Artist

Pawel Lukaszewski

Genre: Classical ,Choral
Origin: U.S.A
Active: 1992 - Present
Listen on Coda
Born in Czestochowa on September 19, 1968, Pawel Lukaszewski has shaped a modern extension of Eastern European holy minimalism, earning broad recognition for his choral output across Britain, the United States, and Poland. His father worked as a composer, and his brother Marcin Lukaszewski followed the same path. At the Academy of Music in Warsaw he pursued studies in both cello and composition, the latter under Martin Borkowski, while integrating arts management training into his curriculum and gaining practical experience as an impresario. He later obtained an arts management degree from Adam Mickiewicz University in Poznan and completed choral conducting studies at the choirmasters' school in Bydgoszcz.

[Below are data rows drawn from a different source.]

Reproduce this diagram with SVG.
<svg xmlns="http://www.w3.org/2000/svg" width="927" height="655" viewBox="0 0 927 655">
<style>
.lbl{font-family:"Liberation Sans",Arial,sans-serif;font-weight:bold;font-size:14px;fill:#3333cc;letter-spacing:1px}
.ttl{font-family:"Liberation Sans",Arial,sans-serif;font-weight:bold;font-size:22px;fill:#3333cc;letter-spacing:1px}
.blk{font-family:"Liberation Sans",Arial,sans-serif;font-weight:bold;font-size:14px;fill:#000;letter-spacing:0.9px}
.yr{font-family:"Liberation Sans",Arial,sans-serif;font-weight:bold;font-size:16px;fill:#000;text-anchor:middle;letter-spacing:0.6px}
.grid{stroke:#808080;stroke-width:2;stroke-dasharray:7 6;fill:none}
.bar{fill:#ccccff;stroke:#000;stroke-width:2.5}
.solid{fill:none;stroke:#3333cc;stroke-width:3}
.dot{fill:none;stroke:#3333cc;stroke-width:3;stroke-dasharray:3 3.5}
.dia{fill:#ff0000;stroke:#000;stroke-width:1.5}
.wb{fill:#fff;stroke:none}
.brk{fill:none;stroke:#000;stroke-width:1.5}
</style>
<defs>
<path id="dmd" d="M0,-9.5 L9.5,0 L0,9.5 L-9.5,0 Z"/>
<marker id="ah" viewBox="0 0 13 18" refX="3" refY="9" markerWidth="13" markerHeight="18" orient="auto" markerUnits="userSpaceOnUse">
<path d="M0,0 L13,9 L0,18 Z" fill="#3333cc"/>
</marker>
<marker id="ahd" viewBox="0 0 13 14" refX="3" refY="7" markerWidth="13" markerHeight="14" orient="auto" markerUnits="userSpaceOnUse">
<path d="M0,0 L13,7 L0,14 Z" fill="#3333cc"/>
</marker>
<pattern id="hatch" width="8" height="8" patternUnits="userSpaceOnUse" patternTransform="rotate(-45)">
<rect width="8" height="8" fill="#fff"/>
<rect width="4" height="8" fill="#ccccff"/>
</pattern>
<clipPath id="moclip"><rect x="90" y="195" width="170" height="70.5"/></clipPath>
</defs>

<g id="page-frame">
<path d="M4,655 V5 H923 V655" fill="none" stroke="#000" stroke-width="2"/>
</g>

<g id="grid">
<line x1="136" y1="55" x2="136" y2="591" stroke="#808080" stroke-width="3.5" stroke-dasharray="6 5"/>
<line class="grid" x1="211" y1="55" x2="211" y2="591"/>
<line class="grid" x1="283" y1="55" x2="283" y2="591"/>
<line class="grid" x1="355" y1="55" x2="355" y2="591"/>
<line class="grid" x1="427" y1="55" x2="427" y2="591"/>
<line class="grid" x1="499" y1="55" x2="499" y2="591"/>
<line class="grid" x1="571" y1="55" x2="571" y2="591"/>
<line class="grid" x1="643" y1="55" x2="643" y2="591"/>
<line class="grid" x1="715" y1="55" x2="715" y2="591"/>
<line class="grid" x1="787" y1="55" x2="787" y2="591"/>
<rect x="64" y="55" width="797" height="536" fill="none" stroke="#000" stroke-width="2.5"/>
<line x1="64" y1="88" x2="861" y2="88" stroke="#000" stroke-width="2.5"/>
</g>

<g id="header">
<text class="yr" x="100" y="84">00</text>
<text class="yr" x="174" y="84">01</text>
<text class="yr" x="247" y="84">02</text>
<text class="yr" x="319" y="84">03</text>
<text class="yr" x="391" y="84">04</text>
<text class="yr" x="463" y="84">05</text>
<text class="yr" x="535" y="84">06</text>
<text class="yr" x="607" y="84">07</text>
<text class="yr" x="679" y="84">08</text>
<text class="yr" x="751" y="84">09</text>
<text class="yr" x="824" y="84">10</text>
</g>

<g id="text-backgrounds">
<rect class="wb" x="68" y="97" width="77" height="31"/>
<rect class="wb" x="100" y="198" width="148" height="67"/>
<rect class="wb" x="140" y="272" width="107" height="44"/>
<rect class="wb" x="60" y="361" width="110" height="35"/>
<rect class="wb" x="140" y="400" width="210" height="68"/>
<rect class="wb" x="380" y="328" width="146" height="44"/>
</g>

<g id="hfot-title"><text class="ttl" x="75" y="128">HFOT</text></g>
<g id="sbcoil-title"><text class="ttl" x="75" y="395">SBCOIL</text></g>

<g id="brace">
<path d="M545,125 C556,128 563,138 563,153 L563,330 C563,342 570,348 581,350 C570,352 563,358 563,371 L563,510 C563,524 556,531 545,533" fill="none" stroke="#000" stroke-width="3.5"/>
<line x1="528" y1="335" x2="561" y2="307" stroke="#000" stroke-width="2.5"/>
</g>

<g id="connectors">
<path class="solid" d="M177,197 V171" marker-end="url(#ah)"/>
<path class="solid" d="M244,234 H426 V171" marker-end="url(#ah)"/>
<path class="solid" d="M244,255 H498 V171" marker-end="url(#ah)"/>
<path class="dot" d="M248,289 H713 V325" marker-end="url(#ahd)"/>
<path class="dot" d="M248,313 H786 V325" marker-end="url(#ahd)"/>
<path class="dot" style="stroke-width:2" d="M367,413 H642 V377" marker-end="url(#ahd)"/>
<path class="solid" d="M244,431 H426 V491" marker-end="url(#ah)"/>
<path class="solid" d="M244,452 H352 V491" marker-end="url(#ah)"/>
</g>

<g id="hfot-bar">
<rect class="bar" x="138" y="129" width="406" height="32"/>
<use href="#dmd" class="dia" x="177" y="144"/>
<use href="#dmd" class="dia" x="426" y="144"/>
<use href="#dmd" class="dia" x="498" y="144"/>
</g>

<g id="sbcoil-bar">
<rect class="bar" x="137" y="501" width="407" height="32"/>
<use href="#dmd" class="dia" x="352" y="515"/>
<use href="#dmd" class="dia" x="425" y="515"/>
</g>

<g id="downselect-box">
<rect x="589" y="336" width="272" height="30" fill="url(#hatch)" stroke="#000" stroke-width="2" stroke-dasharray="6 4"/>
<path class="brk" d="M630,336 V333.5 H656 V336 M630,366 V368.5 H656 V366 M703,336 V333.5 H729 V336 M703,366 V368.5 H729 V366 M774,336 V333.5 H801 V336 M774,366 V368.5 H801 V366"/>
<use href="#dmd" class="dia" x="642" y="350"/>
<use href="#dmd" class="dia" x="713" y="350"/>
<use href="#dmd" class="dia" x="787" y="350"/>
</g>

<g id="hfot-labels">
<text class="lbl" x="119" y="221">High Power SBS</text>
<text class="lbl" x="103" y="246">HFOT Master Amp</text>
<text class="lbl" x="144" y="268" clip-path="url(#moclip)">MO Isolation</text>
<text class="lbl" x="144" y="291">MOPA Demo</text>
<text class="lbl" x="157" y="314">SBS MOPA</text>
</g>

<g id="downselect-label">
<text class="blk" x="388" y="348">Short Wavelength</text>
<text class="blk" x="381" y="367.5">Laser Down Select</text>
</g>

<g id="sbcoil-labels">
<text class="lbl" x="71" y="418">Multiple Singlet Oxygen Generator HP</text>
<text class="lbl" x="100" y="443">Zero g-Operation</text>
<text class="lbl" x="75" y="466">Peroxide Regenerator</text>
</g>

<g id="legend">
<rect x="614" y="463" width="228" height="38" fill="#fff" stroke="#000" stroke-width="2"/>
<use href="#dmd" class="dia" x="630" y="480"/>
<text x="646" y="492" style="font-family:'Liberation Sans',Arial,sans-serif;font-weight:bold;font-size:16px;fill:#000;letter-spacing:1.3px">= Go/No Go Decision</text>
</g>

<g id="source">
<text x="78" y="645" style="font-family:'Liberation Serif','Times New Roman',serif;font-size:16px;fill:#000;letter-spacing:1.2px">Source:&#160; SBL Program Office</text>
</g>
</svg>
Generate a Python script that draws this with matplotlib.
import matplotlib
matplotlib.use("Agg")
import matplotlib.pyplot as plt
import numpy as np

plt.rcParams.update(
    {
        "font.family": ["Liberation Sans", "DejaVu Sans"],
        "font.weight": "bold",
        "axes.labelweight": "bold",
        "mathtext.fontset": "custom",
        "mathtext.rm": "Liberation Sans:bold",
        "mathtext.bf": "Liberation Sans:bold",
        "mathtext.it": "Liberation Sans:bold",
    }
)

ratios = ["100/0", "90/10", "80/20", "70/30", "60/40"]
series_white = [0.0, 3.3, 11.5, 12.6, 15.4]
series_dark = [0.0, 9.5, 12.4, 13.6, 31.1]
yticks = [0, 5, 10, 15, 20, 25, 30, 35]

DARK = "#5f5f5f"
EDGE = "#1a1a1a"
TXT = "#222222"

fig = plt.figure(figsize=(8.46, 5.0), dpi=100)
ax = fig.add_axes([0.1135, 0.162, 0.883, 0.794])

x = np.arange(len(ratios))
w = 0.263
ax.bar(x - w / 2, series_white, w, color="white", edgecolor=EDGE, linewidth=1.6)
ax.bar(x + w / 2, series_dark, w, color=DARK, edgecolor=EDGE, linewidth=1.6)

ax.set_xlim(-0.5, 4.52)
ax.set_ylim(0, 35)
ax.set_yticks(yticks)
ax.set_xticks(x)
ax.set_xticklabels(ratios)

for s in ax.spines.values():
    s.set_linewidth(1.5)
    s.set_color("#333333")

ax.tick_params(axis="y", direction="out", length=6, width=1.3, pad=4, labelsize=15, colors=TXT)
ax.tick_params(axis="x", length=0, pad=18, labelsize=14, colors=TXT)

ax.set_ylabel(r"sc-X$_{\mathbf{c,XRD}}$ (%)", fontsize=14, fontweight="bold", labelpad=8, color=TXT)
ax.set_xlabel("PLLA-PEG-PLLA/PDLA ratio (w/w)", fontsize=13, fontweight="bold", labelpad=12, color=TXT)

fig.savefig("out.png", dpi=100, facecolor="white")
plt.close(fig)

Since 1996 he has instructed composition at the Fryderyk Chopin Academy of Music in Warsaw, advancing to associate professor in 2001, and in 2002 he took the helm of the Musica Sacra choir at Praga Cathedral. He has also held administrative posts with multiple festivals and composers' groups, including those devoted to styles distant from his own tonal language, and has received five Fryderyk awards from the Polish music industry. Beyond appearances at more than one hundred Polish festivals, his music has reached a substantial following in Britain. Early pieces incorporated tapes and computer synthesis, yet from the Two Lenten Motets onward, composed for unaccompanied choir in 1995, he turned increasingly toward sacred choral writing.

Although tonality appears in his scores, the music, according to Paul Wingfield, "is primarily founded on the non-functional progression between distantly connected triads and chords with added sixths, sevenths and/or ninths, in addition to more exotic sonorities constructed, for example, from pairs of interlocking perfect fifths. This 'extended' tonal sound world is enriched by highly selective use of vocal effects such as glissandi, parlando (speaking), and susurrando (whispering), all of which occur invariably in direct response to clear textual stimuli." In contrast to minimalist practice, Lukaszewski's works deliver precise, text-driven gestures. The Via Crucis for tenor, baritone, mixed choir, and orchestra received a performance from the British ensemble Polyphony led by Stephen Layton, while numerous shorter choral pieces have circulated internationally. A 2017 recording of his Motets by the Polski Chór Kameralny gathered several of his most compelling contributions to the genre.